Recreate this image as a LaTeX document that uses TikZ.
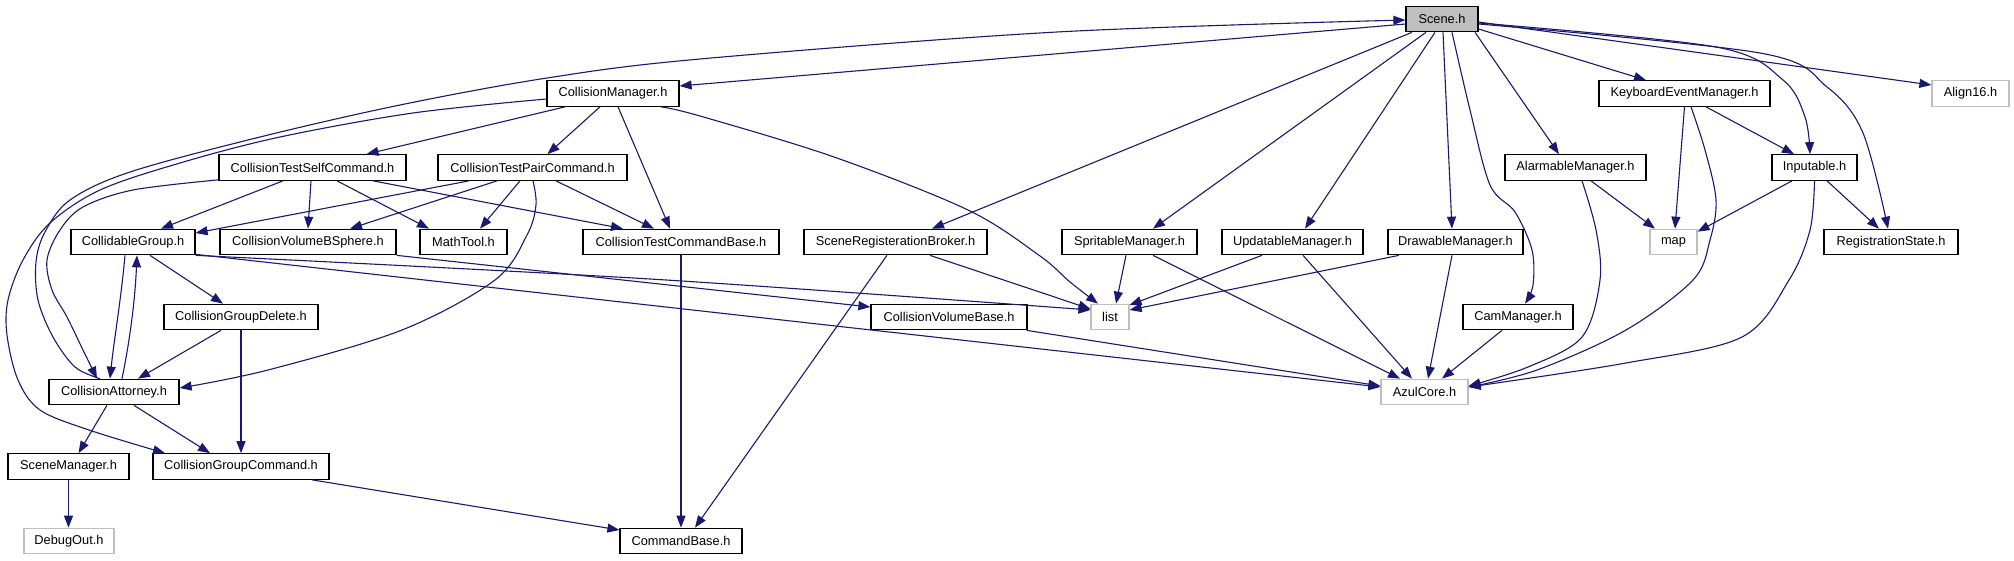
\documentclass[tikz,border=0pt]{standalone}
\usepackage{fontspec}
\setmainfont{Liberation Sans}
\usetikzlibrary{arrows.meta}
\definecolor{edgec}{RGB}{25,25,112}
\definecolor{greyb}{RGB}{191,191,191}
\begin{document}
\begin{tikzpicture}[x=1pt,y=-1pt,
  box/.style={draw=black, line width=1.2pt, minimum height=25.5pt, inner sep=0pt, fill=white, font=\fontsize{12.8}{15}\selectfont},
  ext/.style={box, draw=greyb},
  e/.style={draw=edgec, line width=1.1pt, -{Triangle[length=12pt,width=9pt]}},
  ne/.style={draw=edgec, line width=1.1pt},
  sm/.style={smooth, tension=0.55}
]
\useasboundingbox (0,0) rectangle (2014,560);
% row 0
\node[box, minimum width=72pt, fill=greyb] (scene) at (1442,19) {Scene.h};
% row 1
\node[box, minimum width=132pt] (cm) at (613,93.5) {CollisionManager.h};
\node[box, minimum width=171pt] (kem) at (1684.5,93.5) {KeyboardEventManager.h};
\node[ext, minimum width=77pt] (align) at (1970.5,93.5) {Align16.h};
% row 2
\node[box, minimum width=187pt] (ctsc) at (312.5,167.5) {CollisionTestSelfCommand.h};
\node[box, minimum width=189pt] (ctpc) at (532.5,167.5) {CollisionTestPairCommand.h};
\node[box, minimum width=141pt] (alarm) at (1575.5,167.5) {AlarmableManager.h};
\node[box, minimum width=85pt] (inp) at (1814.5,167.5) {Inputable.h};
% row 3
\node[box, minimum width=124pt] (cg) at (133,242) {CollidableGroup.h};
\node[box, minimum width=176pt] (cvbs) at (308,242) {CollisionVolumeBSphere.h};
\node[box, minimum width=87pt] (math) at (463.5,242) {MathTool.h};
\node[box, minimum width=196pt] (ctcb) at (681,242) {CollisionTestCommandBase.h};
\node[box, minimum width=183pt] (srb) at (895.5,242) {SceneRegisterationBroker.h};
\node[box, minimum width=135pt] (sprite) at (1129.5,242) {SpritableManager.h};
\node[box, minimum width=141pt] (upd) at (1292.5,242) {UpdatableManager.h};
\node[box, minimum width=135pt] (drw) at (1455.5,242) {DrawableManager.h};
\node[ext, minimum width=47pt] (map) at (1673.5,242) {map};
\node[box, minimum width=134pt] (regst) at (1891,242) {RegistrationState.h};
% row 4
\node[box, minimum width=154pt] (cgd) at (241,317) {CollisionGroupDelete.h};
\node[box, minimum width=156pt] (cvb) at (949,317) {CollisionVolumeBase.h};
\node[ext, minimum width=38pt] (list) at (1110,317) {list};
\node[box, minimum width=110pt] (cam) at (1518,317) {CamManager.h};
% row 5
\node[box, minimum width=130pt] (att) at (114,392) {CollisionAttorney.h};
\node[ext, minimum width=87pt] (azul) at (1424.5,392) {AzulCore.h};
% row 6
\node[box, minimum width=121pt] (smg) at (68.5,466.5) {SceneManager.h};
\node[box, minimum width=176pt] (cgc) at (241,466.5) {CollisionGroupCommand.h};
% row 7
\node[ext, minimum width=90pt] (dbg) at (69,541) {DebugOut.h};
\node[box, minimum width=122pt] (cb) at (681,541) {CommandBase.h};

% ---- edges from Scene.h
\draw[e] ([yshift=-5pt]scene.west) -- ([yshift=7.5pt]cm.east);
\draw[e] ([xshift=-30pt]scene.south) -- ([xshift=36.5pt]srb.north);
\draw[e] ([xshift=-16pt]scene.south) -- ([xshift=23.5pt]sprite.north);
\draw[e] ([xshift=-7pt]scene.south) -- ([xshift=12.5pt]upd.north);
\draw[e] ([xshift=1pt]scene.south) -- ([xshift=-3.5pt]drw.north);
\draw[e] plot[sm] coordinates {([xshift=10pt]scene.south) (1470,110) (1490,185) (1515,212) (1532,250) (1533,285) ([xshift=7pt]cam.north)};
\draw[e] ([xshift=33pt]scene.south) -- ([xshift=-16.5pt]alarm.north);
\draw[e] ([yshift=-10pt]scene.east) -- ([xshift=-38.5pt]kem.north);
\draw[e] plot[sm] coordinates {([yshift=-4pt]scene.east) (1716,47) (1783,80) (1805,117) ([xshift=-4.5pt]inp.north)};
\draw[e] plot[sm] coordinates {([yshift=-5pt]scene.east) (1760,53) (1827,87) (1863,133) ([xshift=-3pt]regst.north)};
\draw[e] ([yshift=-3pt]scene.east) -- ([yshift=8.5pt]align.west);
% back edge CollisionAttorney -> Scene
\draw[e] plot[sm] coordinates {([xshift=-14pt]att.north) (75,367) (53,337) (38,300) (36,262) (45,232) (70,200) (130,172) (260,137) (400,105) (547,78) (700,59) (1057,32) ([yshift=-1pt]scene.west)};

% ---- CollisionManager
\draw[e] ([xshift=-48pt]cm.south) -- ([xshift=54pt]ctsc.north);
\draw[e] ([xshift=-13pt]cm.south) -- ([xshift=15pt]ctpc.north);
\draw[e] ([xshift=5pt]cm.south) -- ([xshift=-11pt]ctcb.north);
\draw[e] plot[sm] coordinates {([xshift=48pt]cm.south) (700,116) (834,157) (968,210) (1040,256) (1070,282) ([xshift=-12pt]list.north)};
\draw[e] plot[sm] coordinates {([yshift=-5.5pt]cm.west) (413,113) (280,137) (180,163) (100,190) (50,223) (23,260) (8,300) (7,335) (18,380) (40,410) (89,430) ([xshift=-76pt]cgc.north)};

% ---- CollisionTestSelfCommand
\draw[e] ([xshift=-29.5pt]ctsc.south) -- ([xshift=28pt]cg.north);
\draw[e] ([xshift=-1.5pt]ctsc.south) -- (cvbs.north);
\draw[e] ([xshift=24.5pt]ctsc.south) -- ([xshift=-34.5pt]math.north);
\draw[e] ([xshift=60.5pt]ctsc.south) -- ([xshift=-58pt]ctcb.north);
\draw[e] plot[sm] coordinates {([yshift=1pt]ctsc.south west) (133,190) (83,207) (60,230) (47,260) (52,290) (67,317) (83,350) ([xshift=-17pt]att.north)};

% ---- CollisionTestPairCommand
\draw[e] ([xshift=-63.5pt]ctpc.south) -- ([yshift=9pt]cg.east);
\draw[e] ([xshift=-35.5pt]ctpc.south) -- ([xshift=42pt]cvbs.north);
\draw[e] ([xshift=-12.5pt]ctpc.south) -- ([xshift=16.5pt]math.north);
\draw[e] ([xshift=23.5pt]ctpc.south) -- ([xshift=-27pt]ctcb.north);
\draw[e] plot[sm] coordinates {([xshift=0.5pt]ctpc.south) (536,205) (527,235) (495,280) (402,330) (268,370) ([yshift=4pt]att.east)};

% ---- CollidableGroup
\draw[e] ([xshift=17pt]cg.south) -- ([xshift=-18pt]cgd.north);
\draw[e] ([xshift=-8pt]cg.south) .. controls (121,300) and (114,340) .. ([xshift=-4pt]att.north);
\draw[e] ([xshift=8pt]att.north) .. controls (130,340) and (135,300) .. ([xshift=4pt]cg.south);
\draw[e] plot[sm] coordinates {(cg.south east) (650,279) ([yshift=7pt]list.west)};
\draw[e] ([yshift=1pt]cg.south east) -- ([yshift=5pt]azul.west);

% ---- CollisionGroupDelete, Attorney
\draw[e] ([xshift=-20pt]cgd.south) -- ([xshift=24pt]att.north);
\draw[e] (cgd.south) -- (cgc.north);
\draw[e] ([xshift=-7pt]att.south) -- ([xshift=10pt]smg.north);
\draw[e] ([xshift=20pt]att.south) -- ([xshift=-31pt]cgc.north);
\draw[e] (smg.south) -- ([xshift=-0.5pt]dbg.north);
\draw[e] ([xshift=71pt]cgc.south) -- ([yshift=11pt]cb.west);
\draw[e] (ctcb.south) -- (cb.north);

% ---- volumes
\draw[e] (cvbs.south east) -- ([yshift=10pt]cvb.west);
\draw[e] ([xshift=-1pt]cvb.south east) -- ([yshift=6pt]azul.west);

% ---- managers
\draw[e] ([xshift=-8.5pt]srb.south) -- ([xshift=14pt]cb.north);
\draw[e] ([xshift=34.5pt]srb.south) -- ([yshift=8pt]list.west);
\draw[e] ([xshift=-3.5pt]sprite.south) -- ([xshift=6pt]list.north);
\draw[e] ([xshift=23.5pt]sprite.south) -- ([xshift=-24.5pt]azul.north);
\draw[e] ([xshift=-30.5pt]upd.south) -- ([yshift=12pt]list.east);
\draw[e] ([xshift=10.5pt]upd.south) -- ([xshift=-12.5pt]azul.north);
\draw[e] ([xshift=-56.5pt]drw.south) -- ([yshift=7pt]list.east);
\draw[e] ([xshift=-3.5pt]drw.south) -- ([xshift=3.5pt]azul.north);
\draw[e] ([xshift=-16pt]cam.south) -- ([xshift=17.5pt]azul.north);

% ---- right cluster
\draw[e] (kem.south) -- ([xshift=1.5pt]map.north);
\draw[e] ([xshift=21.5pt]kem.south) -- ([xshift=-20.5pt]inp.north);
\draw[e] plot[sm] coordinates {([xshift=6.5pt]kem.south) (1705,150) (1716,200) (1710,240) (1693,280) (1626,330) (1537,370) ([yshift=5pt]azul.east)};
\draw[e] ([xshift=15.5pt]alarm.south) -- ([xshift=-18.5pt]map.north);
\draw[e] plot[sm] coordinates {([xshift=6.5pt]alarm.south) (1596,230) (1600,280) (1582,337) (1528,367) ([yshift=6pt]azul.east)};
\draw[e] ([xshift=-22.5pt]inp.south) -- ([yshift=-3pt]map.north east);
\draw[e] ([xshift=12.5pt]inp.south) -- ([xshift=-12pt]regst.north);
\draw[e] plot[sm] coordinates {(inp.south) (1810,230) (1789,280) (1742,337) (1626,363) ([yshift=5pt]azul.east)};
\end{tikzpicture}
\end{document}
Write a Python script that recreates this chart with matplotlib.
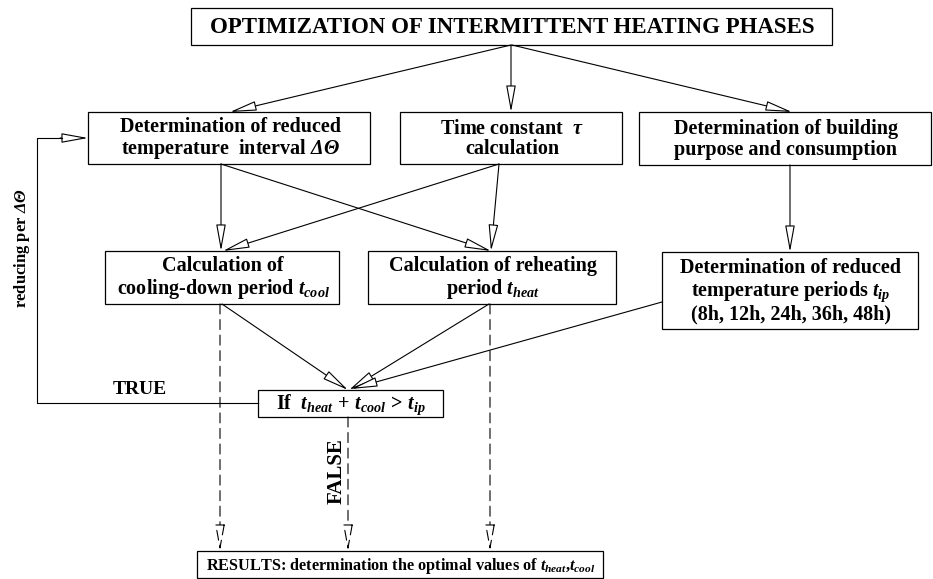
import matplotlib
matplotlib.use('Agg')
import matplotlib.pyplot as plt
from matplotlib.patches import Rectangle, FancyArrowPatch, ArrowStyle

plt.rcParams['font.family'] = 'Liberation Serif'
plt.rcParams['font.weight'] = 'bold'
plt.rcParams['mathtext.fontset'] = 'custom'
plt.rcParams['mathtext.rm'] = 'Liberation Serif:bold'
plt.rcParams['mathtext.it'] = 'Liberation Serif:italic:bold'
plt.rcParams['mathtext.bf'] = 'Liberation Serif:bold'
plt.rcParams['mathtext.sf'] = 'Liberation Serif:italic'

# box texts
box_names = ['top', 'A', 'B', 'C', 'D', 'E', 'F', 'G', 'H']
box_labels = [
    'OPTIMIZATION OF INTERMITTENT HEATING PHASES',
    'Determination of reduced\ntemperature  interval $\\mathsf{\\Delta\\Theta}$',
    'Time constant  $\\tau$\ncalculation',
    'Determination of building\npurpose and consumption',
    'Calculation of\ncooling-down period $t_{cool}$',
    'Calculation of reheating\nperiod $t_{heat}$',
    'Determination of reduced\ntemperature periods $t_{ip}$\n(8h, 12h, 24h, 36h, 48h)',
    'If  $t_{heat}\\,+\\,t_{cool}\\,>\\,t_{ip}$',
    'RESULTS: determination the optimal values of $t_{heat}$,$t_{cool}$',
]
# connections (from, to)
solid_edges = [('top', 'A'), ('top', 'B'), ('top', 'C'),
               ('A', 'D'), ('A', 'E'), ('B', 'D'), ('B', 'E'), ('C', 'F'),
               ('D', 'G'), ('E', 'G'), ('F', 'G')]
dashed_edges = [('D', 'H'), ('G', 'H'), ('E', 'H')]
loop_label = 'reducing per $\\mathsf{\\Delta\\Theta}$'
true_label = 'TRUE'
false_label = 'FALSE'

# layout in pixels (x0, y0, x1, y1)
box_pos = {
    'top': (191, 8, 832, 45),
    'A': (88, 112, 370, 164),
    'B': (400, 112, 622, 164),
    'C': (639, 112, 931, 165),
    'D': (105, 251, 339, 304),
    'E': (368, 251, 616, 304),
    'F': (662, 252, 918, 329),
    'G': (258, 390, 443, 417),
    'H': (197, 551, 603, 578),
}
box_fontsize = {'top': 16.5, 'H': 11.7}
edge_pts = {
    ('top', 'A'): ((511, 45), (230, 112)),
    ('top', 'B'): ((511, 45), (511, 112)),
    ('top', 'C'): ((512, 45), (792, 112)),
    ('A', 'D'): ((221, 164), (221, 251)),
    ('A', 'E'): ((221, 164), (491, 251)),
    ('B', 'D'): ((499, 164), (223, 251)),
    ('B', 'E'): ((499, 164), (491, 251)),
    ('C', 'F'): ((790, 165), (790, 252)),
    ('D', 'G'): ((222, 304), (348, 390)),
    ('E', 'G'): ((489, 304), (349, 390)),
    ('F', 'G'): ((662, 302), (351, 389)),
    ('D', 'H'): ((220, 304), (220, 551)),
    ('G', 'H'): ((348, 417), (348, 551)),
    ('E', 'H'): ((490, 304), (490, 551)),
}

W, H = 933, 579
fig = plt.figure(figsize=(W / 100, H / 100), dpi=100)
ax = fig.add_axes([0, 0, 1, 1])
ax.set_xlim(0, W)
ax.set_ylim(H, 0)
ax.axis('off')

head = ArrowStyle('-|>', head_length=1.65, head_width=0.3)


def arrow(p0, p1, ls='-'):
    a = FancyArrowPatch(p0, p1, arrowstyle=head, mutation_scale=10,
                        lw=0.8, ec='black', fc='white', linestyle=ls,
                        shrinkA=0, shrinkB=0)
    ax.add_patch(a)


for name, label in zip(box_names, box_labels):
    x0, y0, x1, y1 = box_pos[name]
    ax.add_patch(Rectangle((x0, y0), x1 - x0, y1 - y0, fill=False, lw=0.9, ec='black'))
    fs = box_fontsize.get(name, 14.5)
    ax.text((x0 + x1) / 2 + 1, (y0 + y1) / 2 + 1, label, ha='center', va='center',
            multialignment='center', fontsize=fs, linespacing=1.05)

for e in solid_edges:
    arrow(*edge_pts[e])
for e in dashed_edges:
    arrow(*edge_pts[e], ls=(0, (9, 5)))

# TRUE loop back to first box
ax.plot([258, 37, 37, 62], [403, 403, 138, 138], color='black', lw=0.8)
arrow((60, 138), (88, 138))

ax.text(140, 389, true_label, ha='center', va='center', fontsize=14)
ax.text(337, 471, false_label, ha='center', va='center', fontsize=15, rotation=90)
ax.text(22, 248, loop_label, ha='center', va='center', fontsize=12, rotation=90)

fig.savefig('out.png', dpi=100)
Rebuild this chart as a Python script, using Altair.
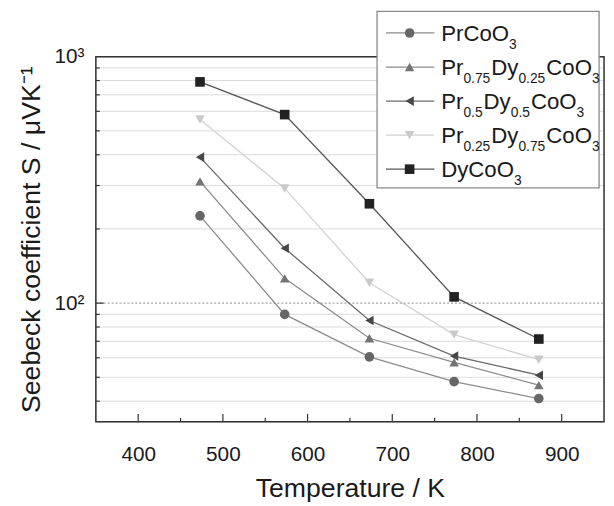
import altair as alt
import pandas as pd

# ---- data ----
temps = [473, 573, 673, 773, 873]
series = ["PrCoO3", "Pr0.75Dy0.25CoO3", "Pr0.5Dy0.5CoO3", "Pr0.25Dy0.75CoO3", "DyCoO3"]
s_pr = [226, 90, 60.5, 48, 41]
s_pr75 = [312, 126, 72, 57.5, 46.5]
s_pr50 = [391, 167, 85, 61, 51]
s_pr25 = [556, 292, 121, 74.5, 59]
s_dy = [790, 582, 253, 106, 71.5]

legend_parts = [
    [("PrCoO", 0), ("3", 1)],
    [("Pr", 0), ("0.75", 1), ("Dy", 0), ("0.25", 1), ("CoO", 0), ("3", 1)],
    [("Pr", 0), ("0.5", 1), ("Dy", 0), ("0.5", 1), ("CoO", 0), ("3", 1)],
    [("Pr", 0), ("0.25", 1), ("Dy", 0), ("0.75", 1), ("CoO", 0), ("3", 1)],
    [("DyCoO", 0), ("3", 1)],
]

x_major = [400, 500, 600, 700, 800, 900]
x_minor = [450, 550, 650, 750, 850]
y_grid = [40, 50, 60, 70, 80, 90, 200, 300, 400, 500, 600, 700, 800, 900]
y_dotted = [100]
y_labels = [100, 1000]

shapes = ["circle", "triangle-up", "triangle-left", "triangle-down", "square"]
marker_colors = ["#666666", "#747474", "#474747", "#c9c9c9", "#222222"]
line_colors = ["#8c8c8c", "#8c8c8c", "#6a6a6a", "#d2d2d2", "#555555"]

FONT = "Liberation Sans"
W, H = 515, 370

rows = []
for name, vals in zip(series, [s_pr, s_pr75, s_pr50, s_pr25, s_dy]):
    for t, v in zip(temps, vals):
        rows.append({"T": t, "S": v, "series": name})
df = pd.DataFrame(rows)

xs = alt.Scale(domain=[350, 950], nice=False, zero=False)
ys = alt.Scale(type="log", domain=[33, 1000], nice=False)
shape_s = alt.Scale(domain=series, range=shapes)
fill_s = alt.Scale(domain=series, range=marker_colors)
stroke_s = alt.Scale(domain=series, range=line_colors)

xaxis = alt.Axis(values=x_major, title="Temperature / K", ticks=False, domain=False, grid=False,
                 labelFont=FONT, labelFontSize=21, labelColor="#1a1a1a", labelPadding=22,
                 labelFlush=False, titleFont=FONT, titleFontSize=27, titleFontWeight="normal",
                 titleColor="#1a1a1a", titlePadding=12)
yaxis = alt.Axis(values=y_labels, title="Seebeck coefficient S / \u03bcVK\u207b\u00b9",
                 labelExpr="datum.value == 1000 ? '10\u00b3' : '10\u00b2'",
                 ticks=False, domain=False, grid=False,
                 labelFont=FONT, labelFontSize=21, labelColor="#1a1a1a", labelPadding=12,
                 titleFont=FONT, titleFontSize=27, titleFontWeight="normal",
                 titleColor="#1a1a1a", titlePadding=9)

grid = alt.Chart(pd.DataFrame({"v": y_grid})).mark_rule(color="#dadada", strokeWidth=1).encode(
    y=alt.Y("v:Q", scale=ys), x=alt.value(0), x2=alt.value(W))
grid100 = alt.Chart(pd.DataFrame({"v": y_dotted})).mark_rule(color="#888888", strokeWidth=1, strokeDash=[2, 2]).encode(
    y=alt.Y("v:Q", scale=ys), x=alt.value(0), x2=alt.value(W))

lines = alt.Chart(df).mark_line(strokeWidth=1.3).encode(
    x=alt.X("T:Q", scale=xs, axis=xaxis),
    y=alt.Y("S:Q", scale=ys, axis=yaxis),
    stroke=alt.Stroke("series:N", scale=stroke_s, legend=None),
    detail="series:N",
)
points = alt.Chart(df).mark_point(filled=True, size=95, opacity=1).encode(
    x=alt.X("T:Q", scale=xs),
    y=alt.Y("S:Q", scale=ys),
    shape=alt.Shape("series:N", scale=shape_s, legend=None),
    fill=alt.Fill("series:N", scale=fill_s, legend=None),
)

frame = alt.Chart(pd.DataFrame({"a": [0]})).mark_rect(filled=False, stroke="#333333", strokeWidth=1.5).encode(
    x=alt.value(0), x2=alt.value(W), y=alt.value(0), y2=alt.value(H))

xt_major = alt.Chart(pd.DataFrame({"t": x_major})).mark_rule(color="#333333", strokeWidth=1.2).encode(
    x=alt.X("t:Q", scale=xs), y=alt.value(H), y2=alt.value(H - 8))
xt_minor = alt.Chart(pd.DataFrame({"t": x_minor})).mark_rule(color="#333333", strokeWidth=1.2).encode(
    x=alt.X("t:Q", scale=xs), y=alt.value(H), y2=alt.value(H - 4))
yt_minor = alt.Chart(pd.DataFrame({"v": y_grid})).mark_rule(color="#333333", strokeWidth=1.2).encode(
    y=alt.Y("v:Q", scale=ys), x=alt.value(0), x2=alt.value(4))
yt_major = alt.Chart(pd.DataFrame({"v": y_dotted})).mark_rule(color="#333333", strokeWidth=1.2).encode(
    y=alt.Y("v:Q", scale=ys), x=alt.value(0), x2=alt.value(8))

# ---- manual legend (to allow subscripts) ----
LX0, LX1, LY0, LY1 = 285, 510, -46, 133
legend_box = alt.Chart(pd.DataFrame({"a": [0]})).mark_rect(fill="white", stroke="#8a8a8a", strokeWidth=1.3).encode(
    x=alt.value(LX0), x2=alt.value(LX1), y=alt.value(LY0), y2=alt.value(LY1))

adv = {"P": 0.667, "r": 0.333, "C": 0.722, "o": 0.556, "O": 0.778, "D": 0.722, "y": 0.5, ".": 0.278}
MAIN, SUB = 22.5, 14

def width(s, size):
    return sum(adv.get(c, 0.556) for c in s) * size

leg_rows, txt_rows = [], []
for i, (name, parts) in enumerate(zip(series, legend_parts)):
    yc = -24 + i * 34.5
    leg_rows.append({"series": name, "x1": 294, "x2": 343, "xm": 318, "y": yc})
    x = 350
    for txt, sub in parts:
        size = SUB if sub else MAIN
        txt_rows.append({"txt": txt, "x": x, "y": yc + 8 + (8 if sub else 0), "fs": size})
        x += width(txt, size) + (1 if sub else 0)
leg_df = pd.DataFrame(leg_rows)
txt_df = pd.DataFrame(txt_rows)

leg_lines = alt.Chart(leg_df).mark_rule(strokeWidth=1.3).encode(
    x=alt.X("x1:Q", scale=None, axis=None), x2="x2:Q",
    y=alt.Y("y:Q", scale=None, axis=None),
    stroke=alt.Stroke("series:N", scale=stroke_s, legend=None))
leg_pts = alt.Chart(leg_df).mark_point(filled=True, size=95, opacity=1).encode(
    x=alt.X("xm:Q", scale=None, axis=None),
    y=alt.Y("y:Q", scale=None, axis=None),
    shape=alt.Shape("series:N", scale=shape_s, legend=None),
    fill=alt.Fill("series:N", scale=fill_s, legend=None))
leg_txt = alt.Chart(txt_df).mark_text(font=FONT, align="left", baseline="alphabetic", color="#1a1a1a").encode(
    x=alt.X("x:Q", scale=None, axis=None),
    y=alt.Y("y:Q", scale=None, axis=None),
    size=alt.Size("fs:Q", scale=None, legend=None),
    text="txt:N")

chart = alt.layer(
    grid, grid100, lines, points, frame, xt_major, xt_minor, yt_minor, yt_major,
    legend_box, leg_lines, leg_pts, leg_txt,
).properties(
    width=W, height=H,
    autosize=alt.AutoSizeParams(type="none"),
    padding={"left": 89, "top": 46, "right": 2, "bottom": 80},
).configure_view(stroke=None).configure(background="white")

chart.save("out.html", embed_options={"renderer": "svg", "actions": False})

WHAT TO WORK ON:
Word for word, retype the lines in the entries above that run from the one with "Rebuild this chart" through the one with "stroke_s = alt.Scale(domain=series, range=line_colors)". Both ends count; pictures do not.

RESULT:
Rebuild this chart as a Python script, using Altair.
import altair as alt
import pandas as pd

# ---- data ----
temps = [473, 573, 673, 773, 873]
series = ["PrCoO3", "Pr0.75Dy0.25CoO3", "Pr0.5Dy0.5CoO3", "Pr0.25Dy0.75CoO3", "DyCoO3"]
s_pr = [226, 90, 60.5, 48, 41]
s_pr75 = [312, 126, 72, 57.5, 46.5]
s_pr50 = [391, 167, 85, 61, 51]
s_pr25 = [556, 292, 121, 74.5, 59]
s_dy = [790, 582, 253, 106, 71.5]

legend_parts = [
    [("PrCoO", 0), ("3", 1)],
    [("Pr", 0), ("0.75", 1), ("Dy", 0), ("0.25", 1), ("CoO", 0), ("3", 1)],
    [("Pr", 0), ("0.5", 1), ("Dy", 0), ("0.5", 1), ("CoO", 0), ("3", 1)],
    [("Pr", 0), ("0.25", 1), ("Dy", 0), ("0.75", 1), ("CoO", 0), ("3", 1)],
    [("DyCoO", 0), ("3", 1)],
]

x_major = [400, 500, 600, 700, 800, 900]
x_minor = [450, 550, 650, 750, 850]
y_grid = [40, 50, 60, 70, 80, 90, 200, 300, 400, 500, 600, 700, 800, 900]
y_dotted = [100]
y_labels = [100, 1000]

shapes = ["circle", "triangle-up", "triangle-left", "triangle-down", "square"]
marker_colors = ["#666666", "#747474", "#474747", "#c9c9c9", "#222222"]
line_colors = ["#8c8c8c", "#8c8c8c", "#6a6a6a", "#d2d2d2", "#555555"]

FONT = "Liberation Sans"
W, H = 515, 370

rows = []
for name, vals in zip(series, [s_pr, s_pr75, s_pr50, s_pr25, s_dy]):
    for t, v in zip(temps, vals):
        rows.append({"T": t, "S": v, "series": name})
df = pd.DataFrame(rows)

xs = alt.Scale(domain=[350, 950], nice=False, zero=False)
ys = alt.Scale(type="log", domain=[33, 1000], nice=False)
shape_s = alt.Scale(domain=series, range=shapes)
fill_s = alt.Scale(domain=series, range=marker_colors)
stroke_s = alt.Scale(domain=series, range=line_colors)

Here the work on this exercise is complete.